Omaha City Councilman Ben Gray, who represents northeast Omaha, has spent a lot of time at the Creighton emergency room in connection with his gang-intervention work.
“I would agree with them that the trauma center is outdated,” he said. “It needs to be upgraded in some fashion, and I don't know if you can do it in that building, the way the building is situated.”
Gray said he would need more information about officials' plans to render a thorough response.
The city's other teaching hospital and trauma center is at the Nebraska Medical Center, which each day alternates with Creighton as the designated trauma center.
Lanspa said the way medicine is practiced now is “more of a team concept. The patient rooms that were acceptable 10 years ago, they're too crowded now” when you must accommodate all the medical residents, a social worker and a pharmacist who all go on patient rounds.
The physicians didn't vote on the three options, but Lanspa said that if it were up to him, he would start from scratch.

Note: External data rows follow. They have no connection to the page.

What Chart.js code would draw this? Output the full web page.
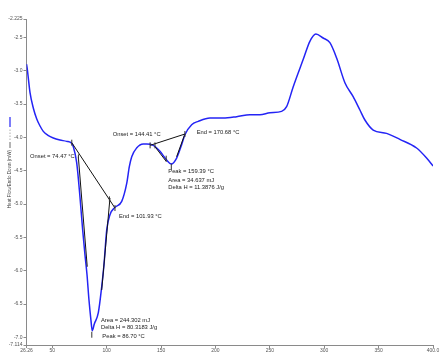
<!DOCTYPE html>
<html>
<head>
<meta charset="utf-8">
<script src="https://cdn.jsdelivr.net/npm/chart.js@4.4.1/dist/chart.umd.min.js"></script>
<style>
  html, body { margin: 0; padding: 0; background: #fff; }
  #wrap { width: 441px; height: 356px; }
</style>
</head>
<body>
<div id="wrap"><canvas id="dsc"></canvas></div>
<script>
// Heat flow trace (temperature °C, mW)
const tempC = [26.26, 27.0, 29.5, 32.5, 35.6, 38.7, 41.7, 46.0, 50.9, 57.0, 63.2, 67.8, 69.3, 72.4, 75.4, 77.9, 80.0, 81.9, 83.7, 85.5, 86.7, 88.6, 92.3, 95.4, 97.5, 100.0, 103.0, 107.6, 113.8, 118.4, 120.8, 123.0, 127.5, 133.6, 136.7, 142.8, 149.0, 155.1, 159.4, 164.3, 168.9, 171.9, 178.1, 184.2, 194.9, 207.1, 219.5, 231.7, 240.9, 250.1, 260.8, 265.4, 271.5, 280.7, 286.8, 292.3, 299.0, 305.2, 311.4, 319.0, 326.6, 332.8, 337.4, 345.0, 357.3, 369.5, 384.9, 394.1, 400.0];
const heatFlow = [-2.90, -2.98, -3.33, -3.56, -3.72, -3.83, -3.91, -3.97, -4.01, -4.04, -4.06, -4.09, -4.14, -4.38, -4.89, -5.39, -5.76, -6.06, -6.44, -6.74, -6.90, -6.80, -6.63, -6.24, -5.91, -5.39, -5.16, -5.05, -4.96, -4.69, -4.44, -4.29, -4.16, -4.10, -4.10, -4.12, -4.21, -4.34, -4.40, -4.31, -4.11, -3.96, -3.81, -3.76, -3.71, -3.71, -3.69, -3.66, -3.66, -3.63, -3.61, -3.54, -3.24, -2.83, -2.56, -2.45, -2.51, -2.58, -2.81, -3.18, -3.39, -3.59, -3.74, -3.89, -3.94, -4.03, -4.16, -4.31, -4.43];

// baseline / tangent construction lines: [x1, y1, x2, y2]
const constructLines = [
  [67.9, -4.08, 107.6, -5.06],
  [73.9, -4.29, 82.1, -5.94],
  [103.0, -4.91, 95.4, -6.29],
  [139.9, -4.12, 171.9, -3.95],
  [144.4, -4.14, 154.7, -4.36],
  [164.3, -4.29, 171.9, -3.95]
];
// small vertical markers at onset / end / peak
const markX = [67.9, 74.0, 102.5, 107.6, 86.3, 139.9, 144.4, 154.7, 159.4, 171.9];
const markY = [-4.08, -4.30, -4.93, -5.06, -6.96, -4.12, -4.12, -4.32, -4.44, -3.95];

// analysis text, anchored at (temp, mW) — left edge, vertical centre
const noteText = ["Onset = 74.47 °C", "End = 101.93 °C", "Area = 244.302 mJ", "Delta H = 80.3183 J/g", "Peak = 86.70 °C",
  "Onset = 144.41 °C", "End = 170.68 °C", "Peak = 159.39 °C", "Area = 34.637 mJ", "Delta H = 11.3876 J/g"];
const noteX = [29.5, 111.3, 94.7, 94.7, 96.0, 105.5, 182.7, 156.6, 156.6, 156.6];
const noteY = [-4.29, -5.19, -6.74, -6.85, -6.98, -3.96, -3.93, -4.51, -4.65, -4.75];

const xTicks = [26.26, 50, 100, 150, 200, 250, 300, 350, 400];
const xTickLabels = ["26.26", "50", "100", "150", "200", "250", "300", "350", "400.0"];
const yTicks = [-2.225, -2.5, -3.0, -3.5, -4.0, -4.5, -5.0, -5.5, -6.0, -6.5, -7.0, -7.114];
const yTickLabels = ["-2.225", "-2.5", "-3.0", "-3.5", "-4.0", "-4.5", "-5.0", "-5.5", "-6.0", "-6.5", "-7.0", "-7.114"];

const FONT = "'Liberation Sans', Arial, sans-serif";
const axisGrey = "#8a8a8a";

const datasets = [{
  data: tempC.map((t, i) => ({ x: t, y: heatFlow[i] })),
  borderColor: "#2424f5",
  borderWidth: 1.5,
  pointRadius: 0,
  showLine: true,
  cubicInterpolationMode: "monotone",
  order: 3
}];
constructLines.forEach(s => datasets.push({
  data: [{ x: s[0], y: s[1] }, { x: s[2], y: s[3] }],
  borderColor: "#111",
  borderWidth: 1,
  pointRadius: 0,
  showLine: true,
  order: 1
}));
datasets.push({
  data: markX.map((x, i) => ({ x, y: markY[i] })),
  pointStyle: "line",
  rotation: 90,
  pointRadius: 3,
  borderColor: "#333",
  borderWidth: 1,
  showLine: false,
  order: 0
});

const notesPlugin = {
  id: "notes",
  afterDatasetsDraw(chart) {
    const { ctx, scales: { x, y } } = chart;
    ctx.save();
    ctx.font = "5.8px " + FONT;
    ctx.fillStyle = "#222";
    ctx.textAlign = "left";
    ctx.textBaseline = "middle";
    noteText.forEach((t, i) => ctx.fillText(t, x.getPixelForValue(noteX[i]), y.getPixelForValue(noteY[i])));

    // y-axis title with legend swatch
    ctx.translate(10, 0);
    ctx.rotate(-Math.PI / 2);
    ctx.font = "4.6px " + FONT;
    ctx.fillStyle = "#444";
    ctx.textBaseline = "middle";
    ctx.textAlign = "right";
    ctx.fillText("Heat Flow/Endo Down (mW)", -150, 0);
    ctx.strokeStyle = "#444";
    ctx.lineWidth = 0.8;
    ctx.beginPath(); ctx.moveTo(-148, 0); ctx.lineTo(-142, 0); ctx.stroke();
    ctx.setLineDash([1.5, 1.5]);
    ctx.strokeStyle = "#999";
    ctx.beginPath(); ctx.moveTo(-140, 0); ctx.lineTo(-129, 0); ctx.stroke();
    ctx.setLineDash([]);
    ctx.strokeStyle = "#2424f5";
    ctx.lineWidth = 1.2;
    ctx.beginPath(); ctx.moveTo(-127, 0); ctx.lineTo(-117, 0); ctx.stroke();
    ctx.restore();
  }
};

new Chart(document.getElementById("dsc"), {
  type: "scatter",
  data: { datasets },
  options: {
    responsive: true,
    maintainAspectRatio: false,
    animation: false,
    layout: { padding: { top: 19, right: 8, left: 0, bottom: 0 } },
    plugins: { legend: { display: false }, tooltip: { enabled: false } },
    scales: {
      x: {
        type: "linear",
        min: 26.26,
        max: 400,
        afterBuildTicks: s => { s.ticks = xTicks.map(v => ({ value: v })); },
        afterFit: s => { s.height = 11; },
        ticks: {
          autoSkip: false, maxRotation: 0, padding: 0,
          color: "#555", font: { family: FONT, size: 5 },
          callback: (v) => xTickLabels[xTicks.indexOf(v)]
        },
        grid: { drawOnChartArea: false, tickLength: 3, color: axisGrey },
        border: { color: axisGrey }
      },
      y: {
        min: -7.114,
        max: -2.225,
        afterBuildTicks: s => { s.ticks = yTicks.map(v => ({ value: v })); },
        afterFit: s => { s.width = 26.5; },
        ticks: {
          autoSkip: false, padding: 1,
          color: "#555", font: { family: FONT, size: 5 },
          callback: (v) => yTickLabels[yTicks.indexOf(v)]
        },
        grid: { drawOnChartArea: false, tickLength: 3, color: axisGrey },
        border: { color: axisGrey }
      }
    }
  },
  plugins: [notesPlugin]
});
</script>
</body>
</html>
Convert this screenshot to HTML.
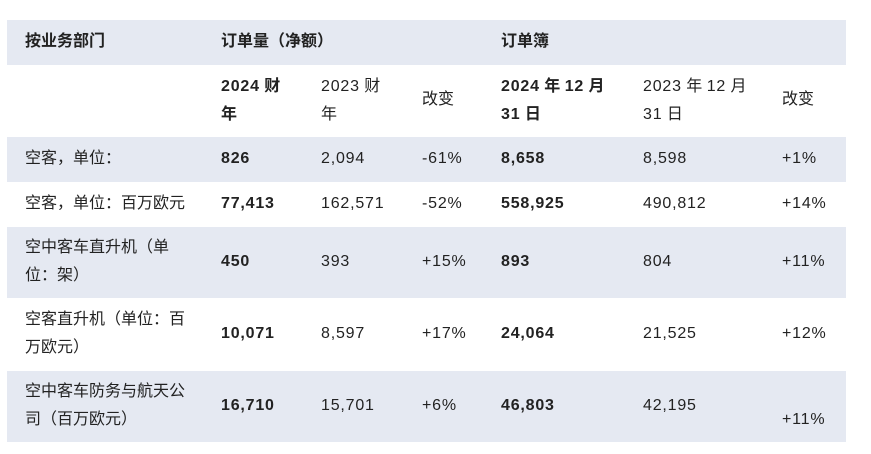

“We want the availability of the most in-demand technology for our students and our patients,” he said. “The way other communities have solved this effectively is by building new facilities.”
Going to Bergan also has some drawbacks, Hachten said. Access from the Interstate isn't as good as it is at the Creighton hospital, he said, notably because access to Bergan from the 72nd Street exit is via two-lane Mercy Road. But Bergan has a lot of unused space next to the emergency department, Hachten said, that would allow for expanding that department, the construction of a trauma department and expansion of a clinical laboratory.
Previous remodelings and expansions at Bergan, he said, also left unoccupied an area that could be used as a 35-bed ICU.
The new Alegent Creighton/Catholic Health Initiatives Nebraska board will make the call.
That board meets Nov. 21, after two late October sessions involving a community advisory group made up of community, business and civic leaders who would discuss health needs and what the health system could do to improve the delivery of health care.
“Our goal all along has been to bring as much as we can to the board on Nov. 21,” Hachten said. “The board's going to have to determine if there's additional work that we need to do, more information that they require to make the most informed decision they can.”